Leave the pictures out, and output exactly the lines from the one containing "Output the Python" through the one containing "import pandas as pd".

Plotting code records:
/---

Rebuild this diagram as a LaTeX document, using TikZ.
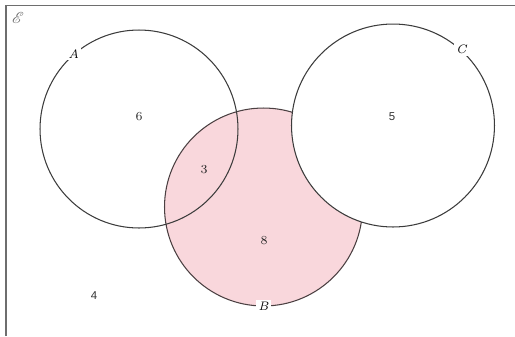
\documentclass[tikz,border=0pt]{standalone}
\usepackage{fontspec}
\usepackage{mathrsfs}
\newfontfamily\numsans{Liberation Sans}
\definecolor{vpink}{RGB}{249,215,220}
\definecolor{vline}{RGB}{60,60,60}
\definecolor{vframe}{RGB}{110,110,110}
\tikzset{
  venn/.style={circle, draw=vline, line width=0.6pt, minimum size=3.96cm, inner sep=0pt},
  setlab/.style={fill=white, inner sep=1.2pt, font=\fontsize{7}{8}\selectfont\itshape},
  num/.style={font=\fontsize{7}{8}\selectfont, text=black!85},
  nums/.style={font=\fontsize{6.5}{8}\selectfont\numsans, text=black!80},
  frameline/.style={draw=vframe, line width=1.1pt}
}
\begin{document}
\begin{tikzpicture}[x=0.02cm, y=-0.02cm]
\useasboundingbox (0,0) rectangle (515,336);
\coordinate (f1) at (6,336);
\coordinate (f2) at (6,5.5);
\coordinate (f3) at (515,5.5);
\draw[frameline] (f1) -- (f2) -- (f3);
\node[venn, fill=vpink, draw=black!70!vpink] (B) at (263.5,207) {};
\node[venn] (A) at (139,129) {};
\node[venn, fill=white, minimum size=4.06cm] (C) at (393,125.5) {};
\node[setlab] (la) at (A.131) {A};
\node[setlab] (lc) at (C.48) {C};
\node[setlab] (lb) at (B.270) {B};
\node[text=black!60, font=\fontsize{9}{10}\selectfont] (E) at (18,18) {$\mathscr{E}$};
\node[num] (n6) at (139,117) {6};
\node[num] (n3) at (204,170) {3};
\node[nums] (n5) at (392,117) {5};
\node[num] (n8) at (264,241) {8};
\node[nums] (n4) at (94,296) {4};
\end{tikzpicture}
\end{document}
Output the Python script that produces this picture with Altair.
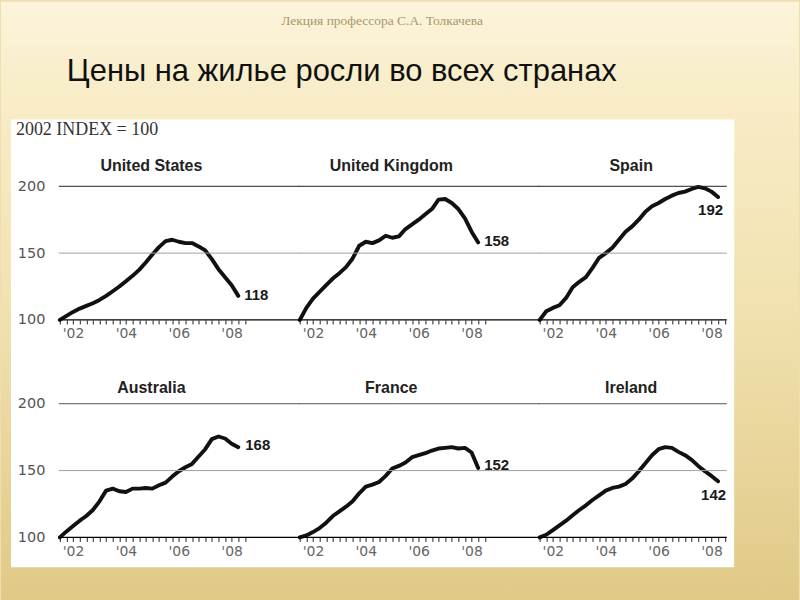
import json
import altair as alt
import pandas as pd

# ---------------- data ----------------
dates = [2002.0, 2002.25, 2002.5, 2002.75, 2003.0, 2003.25, 2003.5, 2003.75,
         2004.0, 2004.25, 2004.5, 2004.75, 2005.0, 2005.25, 2005.5, 2005.75,
         2006.0, 2006.25, 2006.5, 2006.75, 2007.0, 2007.25, 2007.5, 2007.75,
         2008.0, 2008.25, 2008.5, 2008.75]

us = [100, 103, 106, 108.5, 110.5, 112.5, 115, 118, 121.5, 125, 129, 133, 137.5, 143,
      149, 154.5, 159, 160, 158.5, 157.5, 157.5, 155, 152, 145.5, 138, 132, 126, 118]
uk = [100, 109, 116, 121, 126, 131, 135, 139.5, 146, 155.5, 158.5, 157.5, 159.5, 163,
      161.5, 162.5, 168, 171.5, 175, 179, 183, 190, 190.5, 187.5, 183, 176, 166, 158]
spain = [100, 106.5, 109, 111, 116.5, 124.5, 128.5, 132, 139, 146.5, 150, 154, 160, 166,
         170, 175, 181, 185, 187.5, 190.5, 193, 195, 196, 198, 199.5, 198.5, 196, 192]
australia = [100, 104.5, 108.5, 112.5, 116, 120.5, 127, 135, 136.5, 134.5, 134, 136.5, 136.5, 137,
             136.5, 139, 141, 145.5, 149.5, 152.5, 155, 160.5, 166, 173.5, 175.5, 174, 170, 167.5]
france = [100, 101.5, 104, 107, 111, 116, 119.5, 123, 127, 133, 138, 139.5, 141.5, 146,
          151.5, 153.5, 156, 160, 161.5, 163, 165, 166.5, 167, 167.5, 166.5, 167, 163.5, 152]
ireland = [100, 102, 105.5, 109, 112.5, 116.5, 120.5, 124, 128, 131.5, 135, 137, 138, 140,
           144, 149.5, 155.5, 161.5, 166, 167.5, 167, 164, 161.5, 158, 153.5, 149.5, 146, 142]

countries = ["United States", "United Kingdom", "Spain", "Australia", "France", "Ireland"]
series = [us, uk, spain, australia, france, ireland]
end_labels = ["118", "158", "192", "168", "152", "142"]

y_ticks = [100, 150, 200]
quarter_ticks = [2002.0, 2002.25, 2002.5, 2002.75, 2003.0, 2003.25, 2003.5, 2003.75,
                 2004.0, 2004.25, 2004.5, 2004.75, 2005.0, 2005.25, 2005.5, 2005.75,
                 2006.0, 2006.25, 2006.5, 2006.75, 2007.0, 2007.25, 2007.5, 2007.75,
                 2008.0, 2008.25, 2008.5, 2008.75, 2009.0]
tick_years = [2002.5, 2004.5, 2006.5, 2008.5]
tick_labels = ["'02", "'04", "'06", "'08"]

header_text = "Лекция профессора С.А. Толкачева"
title_text = "Цены на жилье росли во всех странах"
index_note = "2002 INDEX = 100"

# ---------------- styling ----------------
label_align = ["left", "left", "right", "left", "left", "right"]
label_dx = [6, 6, 5, 7, 6, 8]
label_dy = [-1, -1, 13, -2, -3, 14]
title_dy = [-15, -15, -15, -10.5, -10.5, -10.5]

PANEL_W = 185.5
PANEL_H = 134

label_expr = " : ".join(
    f"datum.value == {v} ? {json.dumps(l)}" for v, l in zip(tick_years, tick_labels)
) + " : ''"

x_scale = alt.Scale(domain=[2002, 2009], nice=False, zero=False)
y_scale = alt.Scale(domain=[100, 200], nice=False, zero=False)

x_axis = alt.Axis(values=quarter_ticks, labelExpr=label_expr, tickSize=4, tickColor="#222",
                  tickWidth=1, domain=False, grid=False, labelFont="DejaVu Sans",
                  labelFontSize=14, labelColor="#666", labelPadding=3, labelOverlap=False,
                  labelFlush=False, labelBound=False, title=None, zindex=1)
y_axis_left = alt.Axis(values=y_ticks, ticks=False, domain=False, grid=False,
                       labelFont="DejaVu Sans", labelFontSize=14.5, labelColor="#555",
                       labelPadding=15, title=None, zindex=1)

one = alt.Data(values=[{}])


def panel(i):
    col = i % 3
    row = i // 3
    x_end = 2011.06 if col < 2 else 2009.08
    y_ax = y_axis_left if col == 0 else None
    df = pd.DataFrame({"date": dates, "value": series[i]})

    line = alt.Chart(df).mark_line(
        color="#111", strokeWidth=3.9, strokeJoin="round", strokeCap="round"
    ).encode(
        x=alt.X("date:Q", scale=x_scale, axis=x_axis),
        y=alt.Y("value:Q", scale=y_scale, axis=y_ax),
    )

    grid_colors = ["#000", "#a0a0a0", "#222" if row == 0 else "#555"]
    grid_widths = [1.3, 1, 1]
    rules = []
    for lvl, c, w in zip(y_ticks, grid_colors, grid_widths):
        gdf = pd.DataFrame({"date": [2001.96], "x1": [x_end], "value": [lvl]})
        rules.append(
            alt.Chart(gdf).mark_rule(color=c, strokeWidth=w).encode(
                x=alt.X("date:Q", axis=x_axis), x2="x1:Q",
                y=alt.Y("value:Q", axis=y_ax)
            )
        )

    ldf = pd.DataFrame({"date": [dates[-1]], "value": [series[i][-1]], "lab": [end_labels[i]]})
    end_text = alt.Chart(ldf).mark_text(
        font="Liberation Sans", fontSize=15, fontWeight="bold", color="#1a1a1a",
        align=label_align[i], baseline="middle", dx=label_dx[i], dy=label_dy[i]
    ).encode(x=alt.X("date:Q", axis=x_axis), y=alt.Y("value:Q", axis=y_ax), text="lab:N")

    title = alt.Chart(one).mark_text(
        text=countries[i], font="Liberation Sans", fontSize=16, fontWeight="bold",
        color="#222", align="center", baseline="alphabetic"
    ).encode(x=alt.value(PANEL_W / 2 - 1), y=alt.value(title_dy[i]))

    layers = []
    if i == 0:
        bg = alt.Chart(one).mark_rect(
            color=alt.LinearGradient(
                gradient="linear", x1=0, y1=0, x2=0, y2=1,
                stops=[alt.GradientStop(offset=0, color="#fcf4dc"),
                       alt.GradientStop(offset=0.12, color="#f9eecb"),
                       alt.GradientStop(offset=0.5, color="#f2e2b0"),
                       alt.GradientStop(offset=1, color="#e0c987")],
            )
        ).encode(x=alt.value(-59), x2=alt.value(741), y=alt.value(-185), y2=alt.value(415))
        white = alt.Chart(one).mark_rect(color="white").encode(
            x=alt.value(-49), x2=alt.value(676), y=alt.value(-67), y2=alt.value(382)
        )
        header = alt.Chart(one).mark_text(
            text=header_text, font="Liberation Serif", fontSize=13.5, color="#a8976a",
            align="center", baseline="middle"
        ).encode(x=alt.value(323), y=alt.value(-166))
        big = alt.Chart(one).mark_text(
            text=title_text, font="Liberation Sans", fontSize=31, color="#111",
            align="left", baseline="alphabetic"
        ).encode(x=alt.value(7), y=alt.value(-106))
        note = alt.Chart(one).mark_text(
            text=index_note, font="Liberation Serif", fontSize=18, color="#333",
            align="left", baseline="middle"
        ).encode(x=alt.value(-44), y=alt.value(-56))
        layers += [bg, white, header, big, note]

    layers += [line] + rules + [end_text, title]
    return alt.layer(*layers).properties(width=PANEL_W, height=PANEL_H)


chart = alt.concat(
    *[panel(i) for i in range(6)],
    columns=3,
    spacing={"row": 84, "column": 54.5},
    bounds="flush",
).properties(
    padding=0, background="#efdfae"
).configure_view(stroke="transparent")

chart.save("out.html", embed_options={"renderer": "svg", "actions": False})
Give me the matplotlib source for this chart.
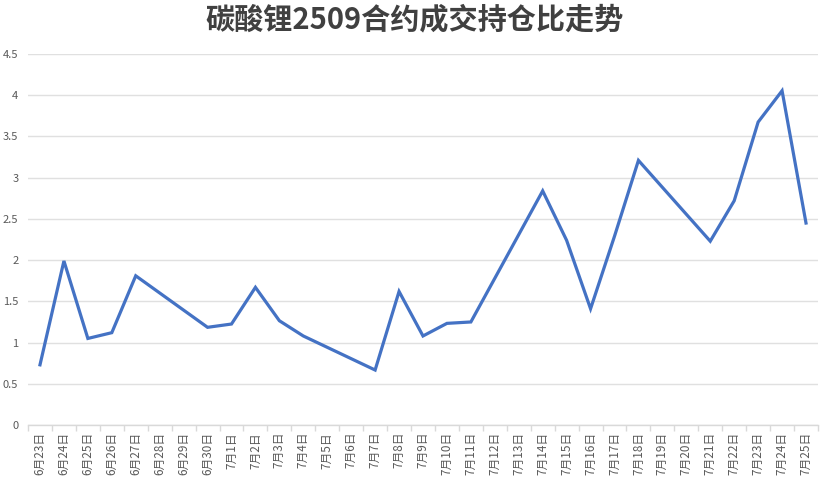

\---

** WRITTEN RESPONSE **
Output the Python script that produces this picture with Altair.
import json
import altair as alt
import pandas as pd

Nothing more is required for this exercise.